One finds a deep hiatus between the shapers and consumers of public opinion. Still, daily politicisation of Nepalis by social media has improved their cognitive dimension and inflamed the public's emotions about the negative state of affairs. In this sense, the judgmental ability of Nepalis is critical as to which information is objective and which is loaded with biases. Even the bulk of the media has opened a chasm between norms and facts of national life and demands that society change in tune with ecological and technological directions.
Lack of a critical view
Self-critical orientation: One flaw of the agencies of political communication in Nepal is the lack of a critical view of self as a way to open reforms and disperse information to the public in a sensitive way. Media studies have pointed to the need for training journalists on new technologies and the humane projection of the interests of diverse Nepalis, including the voice of the oppressed. Among the illiterate people of rural areas, the fairness of radio and television can be more useful than print. The access to mobile phones has become common in Nepal, which has served as a source of news, views, commentaries and self-projection to a bigger audience.

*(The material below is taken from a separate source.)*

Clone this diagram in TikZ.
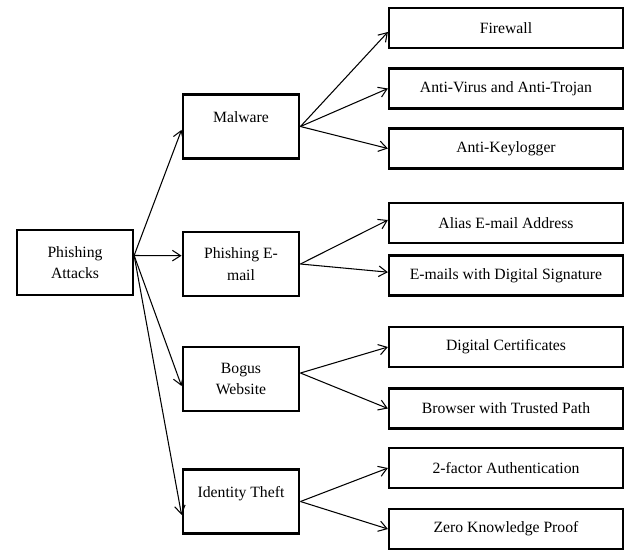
\documentclass[tikz,border=0pt]{standalone}
\usepackage{fontspec}
\setmainfont{Liberation Serif}
\usetikzlibrary{arrows.meta}
\begin{document}
\begin{tikzpicture}[x=0.03cm,y=-0.03cm,
	box/.style={draw,line width=1.9pt,inner sep=0pt,align=center,font=\fontsize{13.4}{18.5}\selectfont},
	midbox/.style={box,minimum width=3.5cm,minimum height=1.92cm},
	leafbox/.style={box,minimum width=7.02cm,minimum height=1.2cm},
	topline/.style={text depth=0.55cm},
	arr/.style={line width=0.9pt,-{Straight Barb[length=7pt,width=9pt]}}]
	\useasboundingbox (0,0) rectangle (628,550);

	\node[box,minimum width=3.48cm,minimum height=1.95cm] (root) at (75,262.5) {Phishing\\Attacks};
	\coordinate (rootout) at ([yshift=0.21cm]root.east);

	\node[midbox,topline] (mal) at (241,126.5) {Malware};
	\node[midbox] (mail) at (241,264) {Phishing E-\\mail};
	\node[midbox] (web) at (241,379) {Bogus\\Website};
	\node[midbox,topline] (idt) at (241,501.5) {Identity Theft};

	\node[leafbox] (fw) at (506,28) {Firewall};
	\node[leafbox] (av) at (506,88.5) {Anti-Virus and Anti-Trojan};
	\node[leafbox] (kl) at (506,148.5) {Anti-Keylogger};
	\node[leafbox] (alias) at (506,223) {Alias E-mail Address};
	\node[leafbox] (sign) at (506,275.5) {E-mails with Digital Signature};
	\node[leafbox] (cert) at (506,347) {Digital Certificates};
	\node[leafbox] (path) at (506,408.5) {Browser with Trusted Path};
	\node[leafbox] (twofa) at (506,468) {2-factor Authentication};
	\node[leafbox] (zkp) at (506,529) {Zero Knowledge Proof};

	\draw[arr] (rootout) -- ([yshift=-0.1cm]mal.west);
	\draw[arr] (rootout) -- ([yshift=0.25cm]mail.west);
	\draw[arr] (rootout) -- ([yshift=-0.21cm]web.west);
	\draw[arr] (rootout) -- ([yshift=-0.4cm]idt.west);

	\draw[arr] (mal.east) -- ([yshift=-0.12cm]fw.west);
	\draw[arr] (mal.east) -- (av.west);
	\draw[arr] (mal.east) -- (kl.west);

	\draw[arr] (mail.east) -- ([yshift=0.09cm]alias.west);
	\draw[arr] (mail.east) -- ([yshift=0.1cm]sign.west);

	\draw[arr] ([yshift=0.18cm]web.east) -- (cert.west);
	\draw[arr] ([yshift=0.18cm]web.east) -- (path.west);

	\draw[arr] (idt.east) -- (twofa.west);
	\draw[arr] (idt.east) -- (zkp.west);
\end{tikzpicture}
\end{document}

Has it helped the users be self-accountable for their views and transparent in shaping public affairs? Eternal political transition in the nation has produced value flux and become a ruse to remain silent, not articulate. The time has come to improve the communication pattern in Nepali polity to enable it to reconcile national spirit, people’s rights, norms of social contract and adaptive change as per Nepalis aspirations.
(Former Reader at the Department of Political Science, TU, Dahal writes on political and social issues.)